By Edward Akaki
Napak district registered a 72% improvement in access to maternal health services last year. This was confirmed to our reporter by the District Health Officer Dr. Timothy Teko who attributed this to the improved coverage by health workers to the hard-to-reach areas through community outreaches.
Dr Timothy said since this year began, the numbers have been fluctuating due to the migratory tendencies of the people, moving to their farmlands far away from the nearest health facilities.
He said the top two facilities that are performing well are Matany Hospital and Apeitolim HCII which register on average 50 deliveries per month meanwhile the rest keep fluctuating depending on how the population is in an area.
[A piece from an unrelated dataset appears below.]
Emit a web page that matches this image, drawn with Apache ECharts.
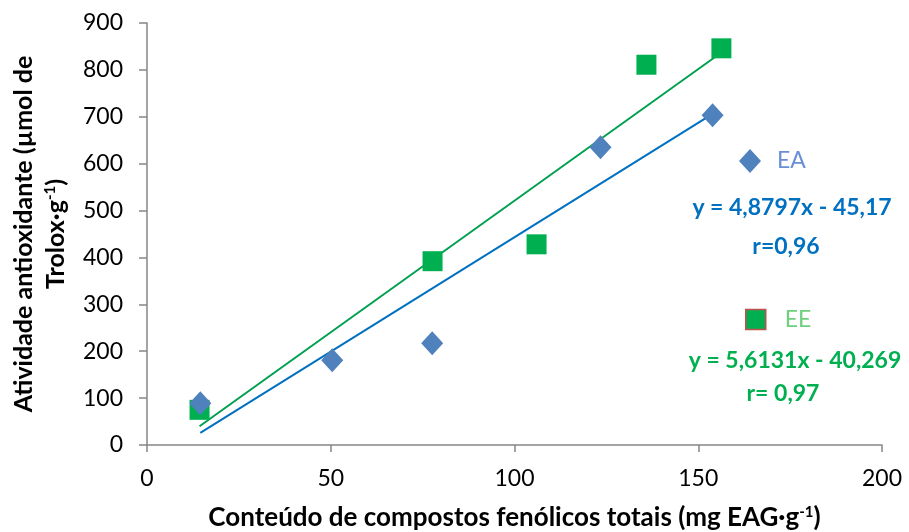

Dr. Timothy also attributed this improvement to the facelift given to most health centers and also the capacity building of the available personnel. He said insecurity that has had a major effect on most health facilities as most people fear that they may be attacked by warriors.
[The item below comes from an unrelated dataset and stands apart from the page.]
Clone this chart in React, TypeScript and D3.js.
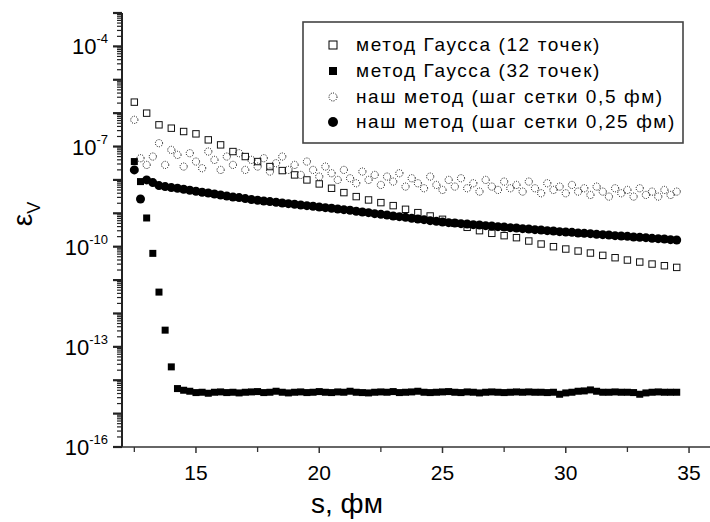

With the staffing level of midwives in Napak district almost complete, the health facilities are performing very well regarding maternal health care.
Karamoja health care situation.
Though notable progress has been made in the achievement of key health indicators in the country, the health sector in the Karamoja region is lagging behind the rest of Uganda according to UNFPA 2018.
There is limited access to health facilities in Karamoja. The region has 126 health centres; a majority (63 per cent) is HC IIs, 1 regional referral hospital and 4 general hospitals. Only 65 per cent of the established staff positions are filled (MOH, 2015).
The health sector in Karamoja faces challenges of staff retention given its remoteness, poor infrastructure and limited electricity coverage. Whereas 86 per cent of the Ugandan population access healthcare within a 5 km radius, in Karamoja, only 17 per cent of the population are within the 5km kilometre recommended distance.
A referral is the most affected, with communities having to walk between 20-30 kilometres to access referral services. Given limited coverage, there are about 20,000 people per health unit, with 50,000 people per doctor. Midwives are a very critical cadre in improving maternal health outcomes, however, there are 16,882 people per midwife or nurse, far higher than the WHO target of 1 midwife for every 175 deliveries.